Your objective: Would you transcribe the listing that follows, character for character, and omit its images?

Recorded data:
--- Start ---
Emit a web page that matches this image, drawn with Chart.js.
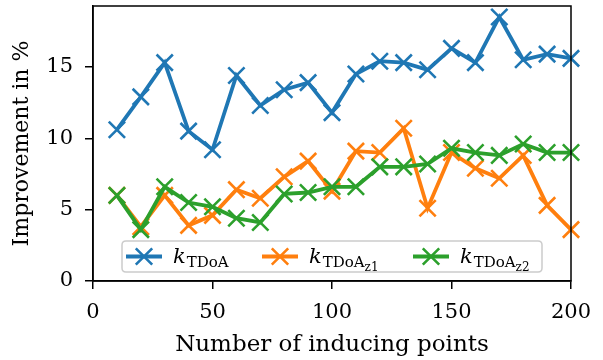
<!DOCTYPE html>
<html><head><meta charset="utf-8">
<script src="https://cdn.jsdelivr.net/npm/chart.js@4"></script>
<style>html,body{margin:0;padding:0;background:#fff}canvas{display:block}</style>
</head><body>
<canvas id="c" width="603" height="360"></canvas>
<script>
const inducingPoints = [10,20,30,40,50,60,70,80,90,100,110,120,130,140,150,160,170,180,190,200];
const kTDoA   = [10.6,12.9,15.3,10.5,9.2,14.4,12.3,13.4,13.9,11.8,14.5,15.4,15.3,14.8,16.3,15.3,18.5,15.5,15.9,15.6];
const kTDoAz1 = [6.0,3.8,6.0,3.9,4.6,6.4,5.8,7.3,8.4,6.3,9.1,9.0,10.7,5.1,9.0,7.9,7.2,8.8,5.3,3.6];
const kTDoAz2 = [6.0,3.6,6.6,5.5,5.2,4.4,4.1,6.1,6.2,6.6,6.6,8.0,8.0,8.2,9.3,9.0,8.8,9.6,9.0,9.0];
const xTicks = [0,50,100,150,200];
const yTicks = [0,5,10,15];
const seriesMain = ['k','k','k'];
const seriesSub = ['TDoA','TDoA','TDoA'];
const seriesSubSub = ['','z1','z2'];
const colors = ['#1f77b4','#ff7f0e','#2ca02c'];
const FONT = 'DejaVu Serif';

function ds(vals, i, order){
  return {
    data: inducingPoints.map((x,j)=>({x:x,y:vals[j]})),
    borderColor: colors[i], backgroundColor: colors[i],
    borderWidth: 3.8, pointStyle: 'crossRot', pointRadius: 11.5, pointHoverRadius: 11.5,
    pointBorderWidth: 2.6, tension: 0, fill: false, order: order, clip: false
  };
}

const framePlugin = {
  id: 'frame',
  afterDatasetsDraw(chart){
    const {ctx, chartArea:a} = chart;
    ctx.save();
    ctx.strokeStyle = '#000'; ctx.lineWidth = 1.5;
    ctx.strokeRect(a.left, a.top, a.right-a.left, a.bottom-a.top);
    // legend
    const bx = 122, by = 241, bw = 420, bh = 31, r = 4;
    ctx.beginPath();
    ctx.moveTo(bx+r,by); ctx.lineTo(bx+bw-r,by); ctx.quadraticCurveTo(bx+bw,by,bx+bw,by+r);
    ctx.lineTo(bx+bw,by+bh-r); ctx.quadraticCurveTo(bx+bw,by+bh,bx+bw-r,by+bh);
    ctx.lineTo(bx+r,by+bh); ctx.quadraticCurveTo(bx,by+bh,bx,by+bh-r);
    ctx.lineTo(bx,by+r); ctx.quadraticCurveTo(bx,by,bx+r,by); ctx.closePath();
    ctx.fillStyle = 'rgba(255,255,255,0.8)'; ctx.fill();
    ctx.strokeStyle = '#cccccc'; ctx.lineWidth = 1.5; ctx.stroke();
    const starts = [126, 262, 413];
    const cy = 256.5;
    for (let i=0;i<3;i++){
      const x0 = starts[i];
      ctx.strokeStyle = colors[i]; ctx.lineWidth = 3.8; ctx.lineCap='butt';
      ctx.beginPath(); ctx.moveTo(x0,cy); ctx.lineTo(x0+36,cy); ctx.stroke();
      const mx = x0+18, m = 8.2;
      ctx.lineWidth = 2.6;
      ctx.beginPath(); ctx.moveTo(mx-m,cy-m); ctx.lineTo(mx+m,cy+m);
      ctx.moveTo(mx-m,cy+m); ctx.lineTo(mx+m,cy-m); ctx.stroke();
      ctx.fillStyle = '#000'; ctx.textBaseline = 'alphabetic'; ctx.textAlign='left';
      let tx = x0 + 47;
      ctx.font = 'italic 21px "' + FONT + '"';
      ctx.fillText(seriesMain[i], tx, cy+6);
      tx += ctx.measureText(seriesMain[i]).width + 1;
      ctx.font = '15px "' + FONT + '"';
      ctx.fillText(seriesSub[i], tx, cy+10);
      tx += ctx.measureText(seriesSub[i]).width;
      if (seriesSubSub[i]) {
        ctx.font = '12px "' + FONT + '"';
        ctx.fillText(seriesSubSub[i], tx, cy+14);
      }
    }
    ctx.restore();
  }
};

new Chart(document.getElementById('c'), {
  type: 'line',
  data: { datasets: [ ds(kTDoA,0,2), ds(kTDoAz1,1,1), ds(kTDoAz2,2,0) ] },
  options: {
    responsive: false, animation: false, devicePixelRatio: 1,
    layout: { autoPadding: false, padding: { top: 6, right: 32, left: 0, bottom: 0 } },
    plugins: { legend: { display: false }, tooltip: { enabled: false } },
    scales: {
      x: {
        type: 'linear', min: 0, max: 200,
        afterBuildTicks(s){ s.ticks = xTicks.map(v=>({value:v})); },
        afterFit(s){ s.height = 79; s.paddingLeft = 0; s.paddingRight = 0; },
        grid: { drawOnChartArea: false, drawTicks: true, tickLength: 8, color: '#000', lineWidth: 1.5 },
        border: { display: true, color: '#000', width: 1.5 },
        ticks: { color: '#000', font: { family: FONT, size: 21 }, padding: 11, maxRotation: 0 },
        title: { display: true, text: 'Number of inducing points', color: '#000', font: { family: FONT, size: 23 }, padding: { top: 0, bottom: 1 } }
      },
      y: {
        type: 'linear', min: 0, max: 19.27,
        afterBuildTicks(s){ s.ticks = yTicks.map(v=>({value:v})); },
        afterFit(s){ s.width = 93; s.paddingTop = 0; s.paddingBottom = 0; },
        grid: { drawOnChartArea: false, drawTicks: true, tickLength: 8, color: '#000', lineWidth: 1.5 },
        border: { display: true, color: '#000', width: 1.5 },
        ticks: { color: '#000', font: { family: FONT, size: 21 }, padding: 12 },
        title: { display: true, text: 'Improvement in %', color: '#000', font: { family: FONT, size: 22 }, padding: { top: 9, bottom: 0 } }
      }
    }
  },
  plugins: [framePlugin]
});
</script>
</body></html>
--- End ---
Exercise output:
Emit a web page that matches this image, drawn with Chart.js.
<!DOCTYPE html>
<html><head><meta charset="utf-8">
<script src="https://cdn.jsdelivr.net/npm/chart.js@4"></script>
<style>html,body{margin:0;padding:0;background:#fff}canvas{display:block}</style>
</head><body>
<canvas id="c" width="603" height="360"></canvas>
<script>
const inducingPoints = [10,20,30,40,50,60,70,80,90,100,110,120,130,140,150,160,170,180,190,200];
const kTDoA   = [10.6,12.9,15.3,10.5,9.2,14.4,12.3,13.4,13.9,11.8,14.5,15.4,15.3,14.8,16.3,15.3,18.5,15.5,15.9,15.6];
const kTDoAz1 = [6.0,3.8,6.0,3.9,4.6,6.4,5.8,7.3,8.4,6.3,9.1,9.0,10.7,5.1,9.0,7.9,7.2,8.8,5.3,3.6];
const kTDoAz2 = [6.0,3.6,6.6,5.5,5.2,4.4,4.1,6.1,6.2,6.6,6.6,8.0,8.0,8.2,9.3,9.0,8.8,9.6,9.0,9.0];
const xTicks = [0,50,100,150,200];
const yTicks = [0,5,10,15];
const seriesMain = ['k','k','k'];
const seriesSub = ['TDoA','TDoA','TDoA'];
const seriesSubSub = ['','z1','z2'];
const colors = ['#1f77b4','#ff7f0e','#2ca02c'];
const FONT = 'DejaVu Serif';

function ds(vals, i, order){
  return {
    data: inducingPoints.map((x,j)=>({x:x,y:vals[j]})),
    borderColor: colors[i], backgroundColor: colors[i],
    borderWidth: 3.8, pointStyle: 'crossRot', pointRadius: 11.5, pointHoverRadius: 11.5,
    pointBorderWidth: 2.6, tension: 0, fill: false, order: order, clip: false
  };
}

const framePlugin = {
  id: 'frame',
  afterDatasetsDraw(chart){
    const {ctx, chartArea:a} = chart;
    ctx.save();
    ctx.strokeStyle = '#000'; ctx.lineWidth = 1.5;
    ctx.strokeRect(a.left, a.top, a.right-a.left, a.bottom-a.top);
    // legend
    const bx = 122, by = 241, bw = 420, bh = 31, r = 4;
    ctx.beginPath();
    ctx.moveTo(bx+r,by); ctx.lineTo(bx+bw-r,by); ctx.quadraticCurveTo(bx+bw,by,bx+bw,by+r);
    ctx.lineTo(bx+bw,by+bh-r); ctx.quadraticCurveTo(bx+bw,by+bh,bx+bw-r,by+bh);
    ctx.lineTo(bx+r,by+bh); ctx.quadraticCurveTo(bx,by+bh,bx,by+bh-r);
    ctx.lineTo(bx,by+r); ctx.quadraticCurveTo(bx,by,bx+r,by); ctx.closePath();
    ctx.fillStyle = 'rgba(255,255,255,0.8)'; ctx.fill();
    ctx.strokeStyle = '#cccccc'; ctx.lineWidth = 1.5; ctx.stroke();
    const starts = [126, 262, 413];
    const cy = 256.5;
    for (let i=0;i<3;i++){
      const x0 = starts[i];
      ctx.strokeStyle = colors[i]; ctx.lineWidth = 3.8; ctx.lineCap='butt';
      ctx.beginPath(); ctx.moveTo(x0,cy); ctx.lineTo(x0+36,cy); ctx.stroke();
      const mx = x0+18, m = 8.2;
      ctx.lineWidth = 2.6;
      ctx.beginPath(); ctx.moveTo(mx-m,cy-m); ctx.lineTo(mx+m,cy+m);
      ctx.moveTo(mx-m,cy+m); ctx.lineTo(mx+m,cy-m); ctx.stroke();
      ctx.fillStyle = '#000'; ctx.textBaseline = 'alphabetic'; ctx.textAlign='left';
      let tx = x0 + 47;
      ctx.font = 'italic 21px "' + FONT + '"';
      ctx.fillText(seriesMain[i], tx, cy+6);
      tx += ctx.measureText(seriesMain[i]).width + 1;
      ctx.font = '15px "' + FONT + '"';
      ctx.fillText(seriesSub[i], tx, cy+10);
      tx += ctx.measureText(seriesSub[i]).width;
      if (seriesSubSub[i]) {
        ctx.font = '12px "' + FONT + '"';
        ctx.fillText(seriesSubSub[i], tx, cy+14);
      }
    }
    ctx.restore();
  }
};

new Chart(document.getElementById('c'), {
  type: 'line',
  data: { datasets: [ ds(kTDoA,0,2), ds(kTDoAz1,1,1), ds(kTDoAz2,2,0) ] },
  options: {
    responsive: false, animation: false, devicePixelRatio: 1,
    layout: { autoPadding: false, padding: { top: 6, right: 32, left: 0, bottom: 0 } },
    plugins: { legend: { display: false }, tooltip: { enabled: false } },
    scales: {
      x: {
        type: 'linear', min: 0, max: 200,
        afterBuildTicks(s){ s.ticks = xTicks.map(v=>({value:v})); },
        afterFit(s){ s.height = 79; s.paddingLeft = 0; s.paddingRight = 0; },
        grid: { drawOnChartArea: false, drawTicks: true, tickLength: 8, color: '#000', lineWidth: 1.5 },
        border: { display: true, color: '#000', width: 1.5 },
        ticks: { color: '#000', font: { family: FONT, size: 21 }, padding: 11, maxRotation: 0 },
        title: { display: true, text: 'Number of inducing points', color: '#000', font: { family: FONT, size: 23 }, padding: { top: 0, bottom: 1 } }
      },
      y: {
        type: 'linear', min: 0, max: 19.27,
        afterBuildTicks(s){ s.ticks = yTicks.map(v=>({value:v})); },
        afterFit(s){ s.width = 93; s.paddingTop = 0; s.paddingBottom = 0; },
        grid: { drawOnChartArea: false, drawTicks: true, tickLength: 8, color: '#000', lineWidth: 1.5 },
        border: { display: true, color: '#000', width: 1.5 },
        ticks: { color: '#000', font: { family: FONT, size: 21 }, padding: 12 },
        title: { display: true, text: 'Improvement in %', color: '#000', font: { family: FONT, size: 22 }, padding: { top: 9, bottom: 0 } }
      }
    }
  },
  plugins: [framePlugin]
});
</script>
</body></html>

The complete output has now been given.